The sample space is given by $$\Omega =\big\{\{i,j,k\}\mid i\in\{R_1,...,R_6\},j\in \{B_1,...,B_6\}, k\in \{G_1,...,G_6\}\big\},$$ where $R$ mean red, $B$ mean blue and $G$ green (Let say that each color correspond to a urn). And thus $|\Omega |=\binom{6}{1}\binom{6}{1}\binom{6}{1}=6^3$. Now we are interested to the event "each ball has a different number." I know that the answer is $6\times 5\times 4$. But I don't understand what is wrong in my argument :
1 take $\binom{6}{3}$ numbers. Then $\binom{3}{2}$ color. In one color I take $\binom{3}{1}$ ball and in the other one, $\binom{2}{1}$ ball. The last ball is determinated.

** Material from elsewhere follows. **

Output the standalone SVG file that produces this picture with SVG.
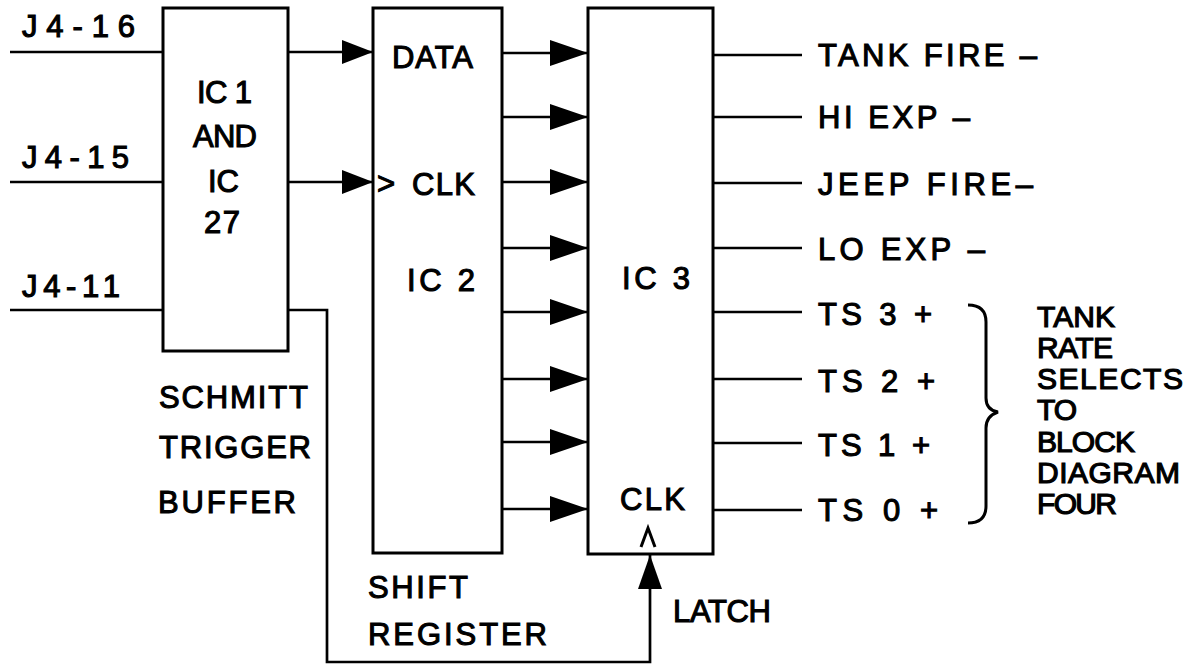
<svg xmlns="http://www.w3.org/2000/svg" width="1199" height="666" viewBox="0 0 1199 666">
<style>
.t{font-family:"Liberation Sans",Arial,sans-serif;font-size:31px;fill:#000;stroke:#000;stroke-width:1.1}
.r{font-family:"Liberation Sans",Arial,sans-serif;font-size:30px;fill:#000;stroke:#000;stroke-width:1.2}
.box{fill:none;stroke:#000;stroke-width:3}
.w{fill:none;stroke:#000;stroke-width:2.7}
</style>
<defs>
<marker id="arr" markerUnits="userSpaceOnUse" markerWidth="38" markerHeight="26" viewBox="0 0 38 26" refX="38" refY="13" orient="auto">
<path d="M0,0 L38,13 L0,26 Z" fill="#000"/>
</marker>
<marker id="arr2" markerUnits="userSpaceOnUse" markerWidth="31" markerHeight="24" viewBox="0 0 31 24" refX="31" refY="12" orient="auto">
<path d="M0,0 L31,12 L0,24 Z" fill="#000"/>
</marker>
<marker id="arr3" markerUnits="userSpaceOnUse" markerWidth="34" markerHeight="24" viewBox="0 0 34 24" refX="34" refY="12" orient="auto">
<path d="M0,0 L34,12 L0,24 Z" fill="#000"/>
</marker>
</defs>
<rect width="1199" height="666" fill="#fff"/>

<g id="inputs">
<text class="t" x="22" y="37" textLength="113" lengthAdjust="spacing">J4-16</text>
<text class="t" x="22" y="168" textLength="107" lengthAdjust="spacing">J4-15</text>
<text class="t" x="22" y="297" textLength="98" lengthAdjust="spacing">J4-11</text>
</g>

<g id="ic1">
<rect class="box" x="163" y="8" width="125" height="343"/>
<text class="t" x="197" y="103" textLength="55" lengthAdjust="spacing">IC 1</text>
<text class="t" x="193" y="147" textLength="64" lengthAdjust="spacing">AND</text>
<text class="t" x="208" y="192" textLength="31" lengthAdjust="spacing">IC</text>
<text class="t" x="204" y="233" textLength="36" lengthAdjust="spacing">27</text>
<text class="t" x="159" y="408" textLength="149" lengthAdjust="spacing">SCHMITT</text>
<text class="t" x="159" y="458" textLength="152" lengthAdjust="spacing">TRIGGER</text>
<text class="t" x="158" y="513" textLength="138" lengthAdjust="spacing">BUFFER</text>
</g>

<g id="ic2">
<rect class="box" x="373" y="8" width="129" height="545"/>
<text class="t" x="392" y="68" textLength="81" lengthAdjust="spacing">DATA</text>
<text class="t" x="377" y="194">&gt;</text>
<text class="t" x="412" y="195" textLength="63" lengthAdjust="spacing">CLK</text>
<text class="t" x="407" y="291" textLength="68" lengthAdjust="spacing">IC 2</text>
<text class="t" x="368" y="598" textLength="100" lengthAdjust="spacing">SHIFT</text>
<text class="t" x="368" y="645" textLength="179" lengthAdjust="spacing">REGISTER</text>
</g>

<g id="ic3">
<rect class="box" x="588" y="8" width="125" height="546"/>
<text class="t" x="622" y="289" textLength="68" lengthAdjust="spacing">IC 3</text>
<text class="t" x="620" y="510" textLength="65" lengthAdjust="spacing">CLK</text>
<polyline points="641,547 648,528 655,547" fill="none" stroke="#000" stroke-width="3"/>
<text class="t" x="673" y="622" textLength="98" lengthAdjust="spacing">LATCH</text>
</g>

<g id="outputs">
<text class="t" x="818" y="66" textLength="219" lengthAdjust="spacing">TANK FIRE –</text>
<text class="t" x="818" y="128" textLength="152" lengthAdjust="spacing">HI EXP –</text>
<text class="t" x="818" y="195" textLength="215" lengthAdjust="spacing">JEEP FIRE–</text>
<text class="t" x="818" y="260" textLength="167" lengthAdjust="spacing">LO EXP –</text>
<text class="t" x="818" y="325" textLength="114" lengthAdjust="spacing">TS 3 +</text>
<text class="t" x="818" y="392" textLength="117" lengthAdjust="spacing">TS 2 +</text>
<text class="t" x="818" y="456" textLength="112" lengthAdjust="spacing">TS 1 +</text>
<text class="t" x="818" y="521" textLength="120" lengthAdjust="spacing">TS 0 +</text>
</g>

<g id="note">
<path class="w" d="M968,305 Q986,305 986,322 V398 Q986,410 998,412 Q986,416 986,428 V506 Q986,523 968,523" style="stroke-width:3"/>
<text class="r" x="1037" y="327" textLength="78" lengthAdjust="spacing">TANK</text>
<text class="r" x="1037" y="358" textLength="76" lengthAdjust="spacing">RATE</text>
<text class="r" x="1037" y="389" textLength="146" lengthAdjust="spacing">SELECTS</text>
<text class="r" x="1037" y="420" textLength="40" lengthAdjust="spacing">TO</text>
<text class="r" x="1037" y="452" textLength="98" lengthAdjust="spacing">BLOCK</text>
<text class="r" x="1037" y="483" textLength="143" lengthAdjust="spacing">DIAGRAM</text>
<text class="r" x="1037" y="514" textLength="80" lengthAdjust="spacing">FOUR</text>
</g>

<g id="connectors">
<line class="w" x1="10" y1="52" x2="163" y2="52"/>
<line class="w" x1="10" y1="182" x2="163" y2="182"/>
<line class="w" x1="10" y1="310" x2="163" y2="310"/>
<line class="w" x1="288" y1="52" x2="373" y2="52" marker-end="url(#arr2)"/>
<line class="w" x1="288" y1="182" x2="373" y2="182" marker-end="url(#arr2)"/>
<line class="w" x1="502" y1="53" x2="588" y2="53" marker-end="url(#arr)"/>
<line class="w" x1="502" y1="117" x2="588" y2="117" marker-end="url(#arr)"/>
<line class="w" x1="502" y1="182" x2="588" y2="182" marker-end="url(#arr)"/>
<line class="w" x1="502" y1="248" x2="588" y2="248" marker-end="url(#arr)"/>
<line class="w" x1="502" y1="312" x2="588" y2="312" marker-end="url(#arr)"/>
<line class="w" x1="502" y1="379" x2="588" y2="379" marker-end="url(#arr)"/>
<line class="w" x1="502" y1="442" x2="588" y2="442" marker-end="url(#arr)"/>
<line class="w" x1="502" y1="509" x2="588" y2="509" marker-end="url(#arr)"/>
<path class="w" d="M288,310 H327 V662 H650 V555" marker-end="url(#arr3)"/>
<line class="w" x1="713" y1="55" x2="802" y2="55"/>
<line class="w" x1="713" y1="117" x2="802" y2="117"/>
<line class="w" x1="713" y1="183" x2="802" y2="183"/>
<line class="w" x1="713" y1="248" x2="802" y2="248"/>
<line class="w" x1="713" y1="312" x2="802" y2="312"/>
<line class="w" x1="713" y1="379" x2="802" y2="379"/>
<line class="w" x1="713" y1="443" x2="802" y2="443"/>
<line class="w" x1="713" y1="510" x2="802" y2="510"/>
</g>
</svg>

So I get $$\binom{6}{3}\binom{3}{2}\binom{3}{1}\binom{2}{1}=6\times 5\times 4\times 3,$$ so I have 3 times to much, and I don't understand where I fail.
Your approach should result in $\binom63\times\binom32\times\binom21$ possibilities.
After choosing the numbers (first factor) you choose $2$ distinct colors out of $3$ to label - let's say - the two smallest numbers. This gives the second factor. Then one of these colors is chosen to be the label of the smallest number. This gives the third factor. After that the labeling is complete.